Monitoring chiefs called in to examine e-mails exchanged between council staff and developers acting for Edinburgh Academicals said they were satisfied the law had not been broken during preparation of a planning application.
But they admitted the issues raised were serious enough that recommendations would be made to acting transport chief John Bury over how his department deals with private developers in future.
The probe was launched in response to a complaint from local resident James McLean – based on e-mails obtained under Freedom of Information legislation – which alleged council officers were acting favourably towards stadium developers and helping the project circumvent planning guidelines.
In his decision letter, monitoring officer Alastair Maclean outlined a series of measures to address the concerns, including a new “protocol” for pre-application discussions and stricter controls over provision of crucial transport and traffic information.
Crucially, it also talks about officers needing to be “careful not to use overfamiliar language” when discussing planning applications in future.
While it is not known what sort of overfamiliar chat faces being outlawed, it is known one of the original offending e-mails from an officer said: “I have to be in a position to both support the development and be able to respond to questions asked by the committee,” which critics felt was overly cosy.
Despite this, Mr McLean said he was pleased action was being taken but insisted maladministration had happened and called for tougher safeguards.
He said: “The promises of better conduct in the future will not address the maladministration that has occurred with this huge retail stadium scheme which is planned for the Inverleith Conservation Area.
“There is still no full traffic assessment and questions now have to be asked on the omission of a full environmental impact assessment. I do not feel that there are adequate safeguards in place to prevent developers and council planners from colluding to the detriment of conservation areas and the people of Edinburgh.”
Bruce Thompson, chair of Save Stockbridge, said: “The letter admits that lots of the administration work done previously was not up to standard. We have lost confidence and trust in the council over this.”
Council bosses said planning processes would be looked at.
Accies chief executive Frank Spratt said: “We welcome the findings from the independent review team, which the council appointed after the seriousness of the recent complaint they received.

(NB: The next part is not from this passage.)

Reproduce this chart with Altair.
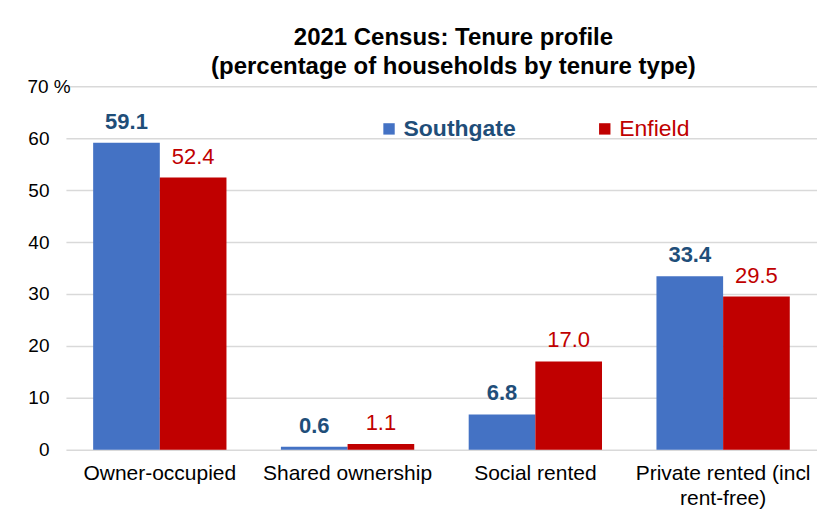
import altair as alt
import pandas as pd

categories = ["Owner-occupied", "Shared ownership", "Social rented", "Private rented (incl rent-free)"]
series = ["Southgate", "Enfield"]
southgate = [59.1, 0.6, 6.8, 33.4]
enfield = [52.4, 1.1, 17.0, 29.5]
bar_colors = ["#4472C4", "#C00000"]
label_colors = ["#1F4E79", "#C00000"]

rows = []
for c, s_val, e_val in zip(categories, southgate, enfield):
    rows.append({"category": c, "series": "Southgate", "value": s_val})
    rows.append({"category": c, "series": "Enfield", "value": e_val})
df = pd.DataFrame(rows)

FONT = "Liberation Sans"

x = alt.X(
    "category:N",
    sort=categories,
    title=None,
    scale=alt.Scale(paddingInner=0.29, paddingOuter=0.145),
    axis=alt.Axis(
        labelAngle=0,
        labelFontSize=21,
        labelColor="#000000",
        labelFont=FONT,
        labelPadding=13,
        ticks=False,
        domain=False,
        labelLimit=300,
        labelLineHeight=25,
        labelExpr="datum.label == 'Private rented (incl rent-free)' ? ['Private rented (incl', 'rent-free)'] : datum.label",
    ),
)
y = alt.Y(
    "value:Q",
    title=None,
    scale=alt.Scale(domain=[0, 70]),
    axis=alt.Axis(
        values=[0, 10, 20, 30, 40, 50, 60, 70],
        labelFontSize=19,
        labelColor="#000000",
        labelFont=FONT,
        labelPadding={"expr": "datum.value == 70 ? 39 : 17"},
        labelAlign={"expr": "datum.value == 70 ? 'left' : 'right'"},
        ticks=False,
        domain=False,
        grid=True,
        gridColor="#D9D9D9",
        gridWidth=1.5,
        labelExpr="datum.value == 70 ? '70 %' : datum.label",
    ),
)
xoff = alt.XOffset("series:N", sort=series)

bars = alt.Chart(df).mark_bar().encode(
    x=x,
    y=y,
    xOffset=xoff,
    color=alt.Color(
        "series:N",
        sort=series,
        scale=alt.Scale(domain=series, range=bar_colors),
        legend=alt.Legend(
            title=None,
            orient="none",
            legendX=312,
            legendY=31,
            direction="horizontal",
            symbolType="square",
            symbolSize=130,
            symbolStrokeWidth=0,
            labelFontSize=23,
            labelFont=FONT,
            labelOffset=3,
            columnPadding=77,
            labelColor={"expr": "datum.label == 'Southgate' ? '#1F4E79' : '#C00000'"},
            labelFontWeight={"expr": "datum.label == 'Southgate' ? 'bold' : 'normal'"},
        ),
    ),
)

text_s = alt.Chart(df).transform_filter(alt.datum.series == "Southgate").mark_text(
    fontSize=22, fontWeight="bold", font=FONT, color=label_colors[0], baseline="alphabetic", dy=-14
).encode(x=x, y=y, xOffset=xoff, text=alt.Text("value:Q", format=".1f"))

text_e = alt.Chart(df).transform_filter(alt.datum.series == "Enfield").mark_text(
    fontSize=22, font=FONT, color=label_colors[1], baseline="alphabetic", dy=-14
).encode(x=x, y=y, xOffset=xoff, text=alt.Text("value:Q", format=".1f"))

chart = alt.layer(bars, text_s, text_e).resolve_scale(xOffset="shared").properties(
    width=752,
    height=364,
    title=alt.TitleParams(
        text=["2021 Census: Tenure profile", "(percentage of households by tenure type)"],
        fontSize=24,
        font=FONT,
        fontWeight="bold",
        color="#000000",
        anchor="middle",
        dx=12,
        lineHeight=29,
        offset=-2,
    ),
    padding={"left": 19, "right": 0, "top": 18, "bottom": 0},
).configure_view(stroke=None).configure_scale(
    offsetBandPaddingInner=0
)

chart.save("out.html", embed_options={"renderer": "svg", "actions": False})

This has only confirmed that both the council and ourselves have only ever acted in a professional manner and followed due diligence in the council’s planning process.”
‘Good morning, sun is shining’
One e-mail that sparked the probe includes the chatty phrase: “Good morning – the sun is shining!”
Sent by an agent on June 26 last year under the subject matter “meeting up”, its bright and breezy content would no doubt be banned following the ordered tightening of procedure.
Campaigners opposed to the development were concerned by one e-mail from last July 9 where a council officer wrote: “I have to be in a position to both support the development and be able to respond to questions asked by the committee.”
It was interpreted as evidence of collusion between the planning department and developers, but the inquiry stopped short of saying that.